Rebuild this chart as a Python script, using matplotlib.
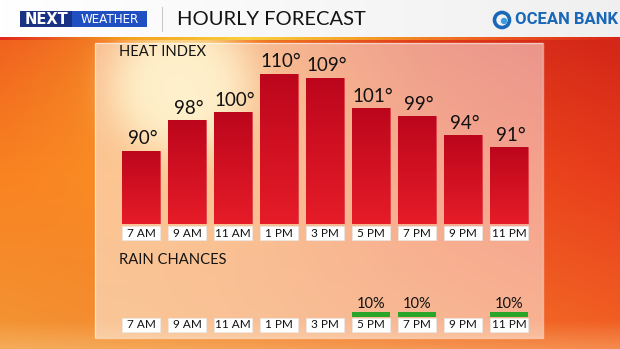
import numpy as np
import matplotlib
matplotlib.use("Agg")
import matplotlib.pyplot as plt
from matplotlib.patches import Rectangle, Circle
from matplotlib.colors import LinearSegmentedColormap

# ---- data ----
times = ["7 AM", "9 AM", "11 AM", "1 PM", "3 PM", "5 PM", "7 PM", "9 PM", "11 PM"]
heat_index = [90, 98, 100, 110, 109, 101, 99, 94, 91]
rain_chance = [0, 0, 0, 0, 0, 10, 10, 0, 10]
title = "HOURLY FORECAST"

plt.rcParams['font.family'] = ['Lato', 'DejaVu Sans']

W, H = 620, 349
fig = plt.figure(figsize=(W / 100, H / 100), dpi=100)

# ---- background (pixel coordinates) ----
bg = fig.add_axes([0, 0, 1, 1])
bg.set_xlim(0, W)
bg.set_ylim(H, 0)
bg.axis('off')

yy, xx = np.mgrid[0:H, 0:W].astype(float)
u = xx / W
v = yy / H
def lerp(a, b, t):
    return a[None, None, :] * (1 - t[..., None]) + b[None, None, :] * t[..., None]
tl, tr = np.array([232, 60, 26.]), np.array([205, 32, 22.])
ml, mr = np.array([248, 120, 30.]), np.array([232, 60, 28.])
bl, br = np.array([242, 150, 55.]), np.array([242, 100, 35.])
top = lerp(tl, tr, u)
mid = lerp(ml, mr, u)
bot = lerp(bl, br, u)
t1 = np.clip(v / 0.5, 0, 1)
t2 = np.clip((v - 0.5) / 0.5, 0, 1)
img = np.where((v < 0.5)[..., None], top * (1 - t1[..., None]) + mid * t1[..., None],
               mid * (1 - t2[..., None]) + bot * t2[..., None])
d = np.hypot(xx - 180, yy - 85)
halo = 0.6 * np.exp(-(d / 180) ** 2)
img = img * (1 - halo[..., None]) + np.array([255, 185, 45.]) * halo[..., None]
core = 0.85 * np.exp(-(d / 72) ** 4)
img = img * (1 - core[..., None]) + np.array([255, 240, 170.]) * core[..., None]
# light haze at the bottom
hz = np.clip((yy - 320) / 29, 0, 1) * 0.35
img = img * (1 - hz[..., None]) + np.array([250, 215, 160.]) * hz[..., None]
bg.imshow(np.clip(img, 0, 255).astype(np.uint8), extent=(0, W, H, 0), aspect='auto', zorder=0)

# header
hdr = np.linspace(1.0, 0.94, 200)[None, :, None] * np.ones((1, 1, 3))
bg.imshow(hdr, extent=(0, W, 37, 0), aspect='auto', zorder=1)
stripe_cmap = LinearSegmentedColormap.from_list(
    "s", ["#e02a1c", "#f5a020", "#f8d040", "#f59a28", "#ec5a20", "#d82418"])
bg.imshow(np.linspace(0, 1, 300)[None, :], cmap=stripe_cmap, extent=(0, W, 40, 37),
          aspect='auto', zorder=1)

# NEXT WEATHER logo
bg.add_patch(Rectangle((20, 11), 127, 16, facecolor="#1f4fc0", edgecolor="none", zorder=2))
bg.add_patch(Rectangle((20, 11), 52, 16, facecolor="#1a3283", edgecolor="none", zorder=2))
bg.text(46, 19.5, "NEXT", color="white", fontsize=10.5, fontweight="heavy",
        ha="center", va="center", zorder=3, family=["DejaVu Sans"])
bg.text(110, 19.5, "WEATHER", color="white", fontsize=8.6, ha="center", va="center",
        zorder=3, family=["DejaVu Sans"])
bg.plot([162, 162], [7, 31], color="#c8c8c8", lw=0.8, zorder=2)
bg.text(177, 19.5, title, color="#141414", fontsize=14.5, ha="left", va="center", zorder=3)

# OCEAN BANK logo
bg.add_patch(Circle((502, 20), 7.5, facecolor="none", edgecolor="#1a68b8", lw=2.6, zorder=2))
bg.add_patch(Circle((504, 21), 3.2, facecolor="#3d9ae0", edgecolor="none", zorder=2))
bg.text(515, 20, "OCEAN BANK", color="#1a68b8", fontsize=12, fontweight="bold",
        ha="left", va="center", zorder=3, family=["Roboto", "DejaVu Sans"])

# translucent panel
bg.add_patch(Rectangle((95, 43), 448, 295, facecolor="white", alpha=0.5,
                       edgecolor="none", zorder=2))
bg.add_patch(Rectangle((95, 43), 448, 295, facecolor="none", edgecolor="white",
                       alpha=0.5, lw=1, zorder=2))
bg.text(119, 52, "HEAT INDEX", color="#141414", fontsize=10.6, ha="left", va="center", zorder=3)
bg.text(119, 260, "RAIN CHANCES", color="#141414", fontsize=10.6, ha="left", va="center", zorder=3)

# ---- heat index bars ----
x = np.arange(len(times))
bw = 38 / 46
base = 71
ax = fig.add_axes([118 / W, 1 - 224 / H, 414 / W, 181 / H])
ax.set_xlim(-0.5, len(times) - 0.5)
ax.set_ylim(base, 118)
ax.axis('off')
ax.patch.set_alpha(0)
bars = ax.bar(x, np.array(heat_index) - base, bottom=base, width=bw,
              color="#d01424", edgecolor="#e04048", linewidth=0.6, zorder=2)
bar_cmap = LinearSegmentedColormap.from_list("b", ["#e61c28", "#bc061c"])
grad = np.linspace(0, 1, 100)[:, None]
for b in bars:
    x0, y0 = b.get_x(), b.get_y()
    im = ax.imshow(grad, cmap=bar_cmap, origin="lower", aspect="auto",
                   extent=(x0, x0 + b.get_width(), y0, y0 + b.get_height()), zorder=3)
    im.set_clip_path(b)
ax.set_xlim(-0.5, len(times) - 0.5)
ax.set_ylim(base, 118)
for xi, val in zip(x, heat_index):
    ax.annotate(f"{val}°", (xi, val), xytext=(1, 2.5), textcoords="offset points",
                ha="center", va="bottom", fontsize=13.5, color="#111111", zorder=4)
xt = ax.get_xaxis_transform()
for xi, lab in zip(x, times):
    ax.add_patch(Rectangle((xi - bw / 2, -0.088), bw, 0.077, transform=xt, clip_on=False,
                           facecolor="white", edgecolor="#e8e8e8", lw=0.5, zorder=4))
    ax.text(xi, -0.05, lab, transform=xt, ha="center", va="center", fontsize=8.5,
            color="#111111", zorder=5, clip_on=False)

# ---- rain chance bars ----
rax = fig.add_axes([118 / W, 1 - 317 / H, 414 / W, 50 / H])
rax.set_xlim(-0.5, len(times) - 0.5)
rax.set_ylim(0, 100)
rax.axis('off')
rax.patch.set_alpha(0)
rax.bar(x, rain_chance, width=bw, color="#2aa52a", edgecolor="none", zorder=2)
for xi, val in zip(x, rain_chance):
    if val > 0:
        rax.annotate(f"{val}%", (xi, val), xytext=(0, 0.5), textcoords="offset points",
                     ha="center", va="bottom", fontsize=10.5, color="#111111", zorder=4)
rxt = rax.get_xaxis_transform()
for xi, lab in zip(x, times):
    rax.add_patch(Rectangle((xi - bw / 2, -0.30), bw, 0.28, transform=rxt, clip_on=False,
                            facecolor="white", edgecolor="#e8e8e8", lw=0.5, zorder=4))
    rax.text(xi, -0.16, lab, transform=rxt, ha="center", va="center", fontsize=8.5,
             color="#111111", zorder=5, clip_on=False)

fig.savefig("out.png", dpi=100)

____________________

** Directions for this task **
All of the material above is to be copied exactly, except for its images.

** Result of this exercise **
Rebuild this chart as a Python script, using matplotlib.
import numpy as np
import matplotlib
matplotlib.use("Agg")
import matplotlib.pyplot as plt
from matplotlib.patches import Rectangle, Circle
from matplotlib.colors import LinearSegmentedColormap

# ---- data ----
times = ["7 AM", "9 AM", "11 AM", "1 PM", "3 PM", "5 PM", "7 PM", "9 PM", "11 PM"]
heat_index = [90, 98, 100, 110, 109, 101, 99, 94, 91]
rain_chance = [0, 0, 0, 0, 0, 10, 10, 0, 10]
title = "HOURLY FORECAST"

plt.rcParams['font.family'] = ['Lato', 'DejaVu Sans']

W, H = 620, 349
fig = plt.figure(figsize=(W / 100, H / 100), dpi=100)

# ---- background (pixel coordinates) ----
bg = fig.add_axes([0, 0, 1, 1])
bg.set_xlim(0, W)
bg.set_ylim(H, 0)
bg.axis('off')

yy, xx = np.mgrid[0:H, 0:W].astype(float)
u = xx / W
v = yy / H
def lerp(a, b, t):
    return a[None, None, :] * (1 - t[..., None]) + b[None, None, :] * t[..., None]
tl, tr = np.array([232, 60, 26.]), np.array([205, 32, 22.])
ml, mr = np.array([248, 120, 30.]), np.array([232, 60, 28.])
bl, br = np.array([242, 150, 55.]), np.array([242, 100, 35.])
top = lerp(tl, tr, u)
mid = lerp(ml, mr, u)
bot = lerp(bl, br, u)
t1 = np.clip(v / 0.5, 0, 1)
t2 = np.clip((v - 0.5) / 0.5, 0, 1)
img = np.where((v < 0.5)[..., None], top * (1 - t1[..., None]) + mid * t1[..., None],
               mid * (1 - t2[..., None]) + bot * t2[..., None])
d = np.hypot(xx - 180, yy - 85)
halo = 0.6 * np.exp(-(d / 180) ** 2)
img = img * (1 - halo[..., None]) + np.array([255, 185, 45.]) * halo[..., None]
core = 0.85 * np.exp(-(d / 72) ** 4)
img = img * (1 - core[..., None]) + np.array([255, 240, 170.]) * core[..., None]
# light haze at the bottom
hz = np.clip((yy - 320) / 29, 0, 1) * 0.35
img = img * (1 - hz[..., None]) + np.array([250, 215, 160.]) * hz[..., None]
bg.imshow(np.clip(img, 0, 255).astype(np.uint8), extent=(0, W, H, 0), aspect='auto', zorder=0)

# header
hdr = np.linspace(1.0, 0.94, 200)[None, :, None] * np.ones((1, 1, 3))
bg.imshow(hdr, extent=(0, W, 37, 0), aspect='auto', zorder=1)
stripe_cmap = LinearSegmentedColormap.from_list(
    "s", ["#e02a1c", "#f5a020", "#f8d040", "#f59a28", "#ec5a20", "#d82418"])
bg.imshow(np.linspace(0, 1, 300)[None, :], cmap=stripe_cmap, extent=(0, W, 40, 37),
          aspect='auto', zorder=1)

# NEXT WEATHER logo
bg.add_patch(Rectangle((20, 11), 127, 16, facecolor="#1f4fc0", edgecolor="none", zorder=2))
bg.add_patch(Rectangle((20, 11), 52, 16, facecolor="#1a3283", edgecolor="none", zorder=2))
bg.text(46, 19.5, "NEXT", color="white", fontsize=10.5, fontweight="heavy",
        ha="center", va="center", zorder=3, family=["DejaVu Sans"])
bg.text(110, 19.5, "WEATHER", color="white", fontsize=8.6, ha="center", va="center",
        zorder=3, family=["DejaVu Sans"])
bg.plot([162, 162], [7, 31], color="#c8c8c8", lw=0.8, zorder=2)
bg.text(177, 19.5, title, color="#141414", fontsize=14.5, ha="left", va="center", zorder=3)

# OCEAN BANK logo
bg.add_patch(Circle((502, 20), 7.5, facecolor="none", edgecolor="#1a68b8", lw=2.6, zorder=2))
bg.add_patch(Circle((504, 21), 3.2, facecolor="#3d9ae0", edgecolor="none", zorder=2))
bg.text(515, 20, "OCEAN BANK", color="#1a68b8", fontsize=12, fontweight="bold",
        ha="left", va="center", zorder=3, family=["Roboto", "DejaVu Sans"])

# translucent panel
bg.add_patch(Rectangle((95, 43), 448, 295, facecolor="white", alpha=0.5,
                       edgecolor="none", zorder=2))
bg.add_patch(Rectangle((95, 43), 448, 295, facecolor="none", edgecolor="white",
                       alpha=0.5, lw=1, zorder=2))
bg.text(119, 52, "HEAT INDEX", color="#141414", fontsize=10.6, ha="left", va="center", zorder=3)
bg.text(119, 260, "RAIN CHANCES", color="#141414", fontsize=10.6, ha="left", va="center", zorder=3)

# ---- heat index bars ----
x = np.arange(len(times))
bw = 38 / 46
base = 71
ax = fig.add_axes([118 / W, 1 - 224 / H, 414 / W, 181 / H])
ax.set_xlim(-0.5, len(times) - 0.5)
ax.set_ylim(base, 118)
ax.axis('off')
ax.patch.set_alpha(0)
bars = ax.bar(x, np.array(heat_index) - base, bottom=base, width=bw,
              color="#d01424", edgecolor="#e04048", linewidth=0.6, zorder=2)
bar_cmap = LinearSegmentedColormap.from_list("b", ["#e61c28", "#bc061c"])
grad = np.linspace(0, 1, 100)[:, None]
for b in bars:
    x0, y0 = b.get_x(), b.get_y()
    im = ax.imshow(grad, cmap=bar_cmap, origin="lower", aspect="auto",
                   extent=(x0, x0 + b.get_width(), y0, y0 + b.get_height()), zorder=3)
    im.set_clip_path(b)
ax.set_xlim(-0.5, len(times) - 0.5)
ax.set_ylim(base, 118)
for xi, val in zip(x, heat_index):
    ax.annotate(f"{val}°", (xi, val), xytext=(1, 2.5), textcoords="offset points",
                ha="center", va="bottom", fontsize=13.5, color="#111111", zorder=4)
xt = ax.get_xaxis_transform()
for xi, lab in zip(x, times):
    ax.add_patch(Rectangle((xi - bw / 2, -0.088), bw, 0.077, transform=xt, clip_on=False,
                           facecolor="white", edgecolor="#e8e8e8", lw=0.5, zorder=4))
    ax.text(xi, -0.05, lab, transform=xt, ha="center", va="center", fontsize=8.5,
            color="#111111", zorder=5, clip_on=False)

# ---- rain chance bars ----
rax = fig.add_axes([118 / W, 1 - 317 / H, 414 / W, 50 / H])
rax.set_xlim(-0.5, len(times) - 0.5)
rax.set_ylim(0, 100)
rax.axis('off')
rax.patch.set_alpha(0)
rax.bar(x, rain_chance, width=bw, color="#2aa52a", edgecolor="none", zorder=2)
for xi, val in zip(x, rain_chance):
    if val > 0:
        rax.annotate(f"{val}%", (xi, val), xytext=(0, 0.5), textcoords="offset points",
                     ha="center", va="bottom", fontsize=10.5, color="#111111", zorder=4)
rxt = rax.get_xaxis_transform()
for xi, lab in zip(x, times):
    rax.add_patch(Rectangle((xi - bw / 2, -0.30), bw, 0.28, transform=rxt, clip_on=False,
                            facecolor="white", edgecolor="#e8e8e8", lw=0.5, zorder=4))
    rax.text(xi, -0.16, lab, transform=rxt, ha="center", va="center", fontsize=8.5,
             color="#111111", zorder=5, clip_on=False)

fig.savefig("out.png", dpi=100)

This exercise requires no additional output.